▶ [Job]: Extract word for word the lines of the listing from its start to the line holding "80, 90, 100];", both ends kept; pictures are not part of the copy.

╭──

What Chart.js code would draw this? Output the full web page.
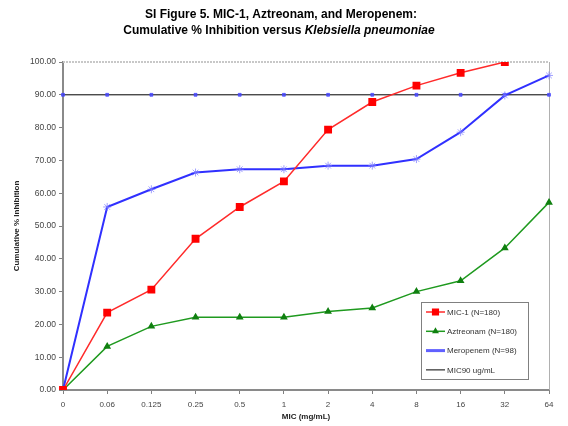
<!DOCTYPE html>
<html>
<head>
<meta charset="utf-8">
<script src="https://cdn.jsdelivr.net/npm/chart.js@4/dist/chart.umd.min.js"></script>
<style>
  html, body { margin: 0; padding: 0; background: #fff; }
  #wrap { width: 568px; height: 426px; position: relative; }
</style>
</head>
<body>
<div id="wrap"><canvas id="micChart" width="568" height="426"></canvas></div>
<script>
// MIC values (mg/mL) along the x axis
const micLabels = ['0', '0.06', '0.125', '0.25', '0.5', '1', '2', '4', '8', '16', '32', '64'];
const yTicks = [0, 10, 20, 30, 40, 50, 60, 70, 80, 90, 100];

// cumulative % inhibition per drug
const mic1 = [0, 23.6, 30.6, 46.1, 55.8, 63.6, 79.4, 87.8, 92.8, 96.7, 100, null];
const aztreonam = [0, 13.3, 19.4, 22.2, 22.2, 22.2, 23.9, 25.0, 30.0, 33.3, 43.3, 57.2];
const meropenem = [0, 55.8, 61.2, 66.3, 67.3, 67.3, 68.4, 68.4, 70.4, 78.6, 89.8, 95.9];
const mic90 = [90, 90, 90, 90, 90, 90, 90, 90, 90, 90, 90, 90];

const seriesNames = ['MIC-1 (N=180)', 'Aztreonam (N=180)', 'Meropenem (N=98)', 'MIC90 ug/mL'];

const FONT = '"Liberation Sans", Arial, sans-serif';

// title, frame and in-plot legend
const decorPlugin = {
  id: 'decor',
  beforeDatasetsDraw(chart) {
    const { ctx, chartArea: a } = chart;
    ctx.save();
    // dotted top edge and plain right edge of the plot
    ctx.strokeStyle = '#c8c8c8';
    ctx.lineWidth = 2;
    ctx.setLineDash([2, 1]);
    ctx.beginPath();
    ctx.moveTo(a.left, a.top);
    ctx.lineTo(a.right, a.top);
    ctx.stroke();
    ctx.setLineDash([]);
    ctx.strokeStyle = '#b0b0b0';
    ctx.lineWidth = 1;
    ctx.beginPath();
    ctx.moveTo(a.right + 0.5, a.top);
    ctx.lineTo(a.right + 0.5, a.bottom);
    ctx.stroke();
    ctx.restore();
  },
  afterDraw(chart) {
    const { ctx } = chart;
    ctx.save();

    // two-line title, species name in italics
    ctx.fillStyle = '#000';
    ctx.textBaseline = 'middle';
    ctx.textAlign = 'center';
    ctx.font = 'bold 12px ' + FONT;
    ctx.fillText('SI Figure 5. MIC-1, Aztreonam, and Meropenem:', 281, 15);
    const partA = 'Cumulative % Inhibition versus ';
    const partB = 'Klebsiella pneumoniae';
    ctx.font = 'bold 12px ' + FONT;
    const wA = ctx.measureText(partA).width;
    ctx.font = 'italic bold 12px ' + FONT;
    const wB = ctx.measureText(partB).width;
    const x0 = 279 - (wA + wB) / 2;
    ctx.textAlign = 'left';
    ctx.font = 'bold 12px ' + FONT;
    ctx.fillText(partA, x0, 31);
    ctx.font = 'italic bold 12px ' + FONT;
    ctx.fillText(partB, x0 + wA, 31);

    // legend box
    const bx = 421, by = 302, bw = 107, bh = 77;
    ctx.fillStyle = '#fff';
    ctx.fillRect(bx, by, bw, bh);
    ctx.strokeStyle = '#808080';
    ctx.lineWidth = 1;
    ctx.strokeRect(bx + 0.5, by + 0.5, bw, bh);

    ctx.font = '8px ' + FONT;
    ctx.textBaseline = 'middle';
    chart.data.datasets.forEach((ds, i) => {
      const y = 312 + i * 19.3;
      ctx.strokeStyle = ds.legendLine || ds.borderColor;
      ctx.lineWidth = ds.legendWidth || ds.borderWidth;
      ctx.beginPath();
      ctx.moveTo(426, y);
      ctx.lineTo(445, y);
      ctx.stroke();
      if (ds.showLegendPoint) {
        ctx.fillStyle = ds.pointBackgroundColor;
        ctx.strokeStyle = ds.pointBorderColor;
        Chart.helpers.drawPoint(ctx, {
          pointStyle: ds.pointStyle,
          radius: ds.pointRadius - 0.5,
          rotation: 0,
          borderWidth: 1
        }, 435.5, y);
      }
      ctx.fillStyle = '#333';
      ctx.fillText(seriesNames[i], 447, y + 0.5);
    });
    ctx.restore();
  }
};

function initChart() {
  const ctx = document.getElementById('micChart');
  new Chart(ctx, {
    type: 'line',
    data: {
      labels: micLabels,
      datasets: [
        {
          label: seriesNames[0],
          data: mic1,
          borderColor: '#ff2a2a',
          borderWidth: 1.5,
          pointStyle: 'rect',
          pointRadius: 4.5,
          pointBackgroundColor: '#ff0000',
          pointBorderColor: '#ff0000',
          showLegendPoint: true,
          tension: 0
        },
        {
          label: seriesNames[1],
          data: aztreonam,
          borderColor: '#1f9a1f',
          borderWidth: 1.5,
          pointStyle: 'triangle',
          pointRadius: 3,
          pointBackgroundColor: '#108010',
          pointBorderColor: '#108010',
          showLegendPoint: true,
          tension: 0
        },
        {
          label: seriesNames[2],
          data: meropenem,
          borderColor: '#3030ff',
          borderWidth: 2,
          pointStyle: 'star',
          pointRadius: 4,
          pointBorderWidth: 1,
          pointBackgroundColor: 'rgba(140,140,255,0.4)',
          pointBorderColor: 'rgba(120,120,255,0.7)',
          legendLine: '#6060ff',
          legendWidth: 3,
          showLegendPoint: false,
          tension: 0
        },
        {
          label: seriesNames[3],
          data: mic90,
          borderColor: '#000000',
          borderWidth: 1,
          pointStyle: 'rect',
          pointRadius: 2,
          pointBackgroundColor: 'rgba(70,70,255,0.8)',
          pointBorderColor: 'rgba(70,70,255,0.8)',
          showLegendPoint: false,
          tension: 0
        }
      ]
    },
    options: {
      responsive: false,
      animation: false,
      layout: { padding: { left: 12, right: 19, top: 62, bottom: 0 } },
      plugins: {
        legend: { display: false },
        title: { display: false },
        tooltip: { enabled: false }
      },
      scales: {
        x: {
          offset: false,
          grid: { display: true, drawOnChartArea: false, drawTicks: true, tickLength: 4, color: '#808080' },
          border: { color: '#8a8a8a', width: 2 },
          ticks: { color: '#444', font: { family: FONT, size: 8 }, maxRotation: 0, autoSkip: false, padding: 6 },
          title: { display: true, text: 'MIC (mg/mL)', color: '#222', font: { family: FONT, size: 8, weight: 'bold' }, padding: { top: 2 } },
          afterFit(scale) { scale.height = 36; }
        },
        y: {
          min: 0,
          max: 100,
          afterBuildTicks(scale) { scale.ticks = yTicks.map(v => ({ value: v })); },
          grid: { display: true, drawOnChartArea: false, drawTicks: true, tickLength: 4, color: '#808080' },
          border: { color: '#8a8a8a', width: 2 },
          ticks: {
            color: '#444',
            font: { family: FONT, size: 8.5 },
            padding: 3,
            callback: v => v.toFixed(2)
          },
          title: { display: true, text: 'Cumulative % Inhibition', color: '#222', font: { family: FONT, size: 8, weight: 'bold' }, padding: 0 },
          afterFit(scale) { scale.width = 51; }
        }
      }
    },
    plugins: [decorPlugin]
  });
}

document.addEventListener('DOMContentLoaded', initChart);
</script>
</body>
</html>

╰──

▶ [Response]:
What Chart.js code would draw this? Output the full web page.
<!DOCTYPE html>
<html>
<head>
<meta charset="utf-8">
<script src="https://cdn.jsdelivr.net/npm/chart.js@4/dist/chart.umd.min.js"></script>
<style>
  html, body { margin: 0; padding: 0; background: #fff; }
  #wrap { width: 568px; height: 426px; position: relative; }
</style>
</head>
<body>
<div id="wrap"><canvas id="micChart" width="568" height="426"></canvas></div>
<script>
// MIC values (mg/mL) along the x axis
const micLabels = ['0', '0.06', '0.125', '0.25', '0.5', '1', '2', '4', '8', '16', '32', '64'];
const yTicks = [0, 10, 20, 30, 40, 50, 60, 70, 80, 90, 100];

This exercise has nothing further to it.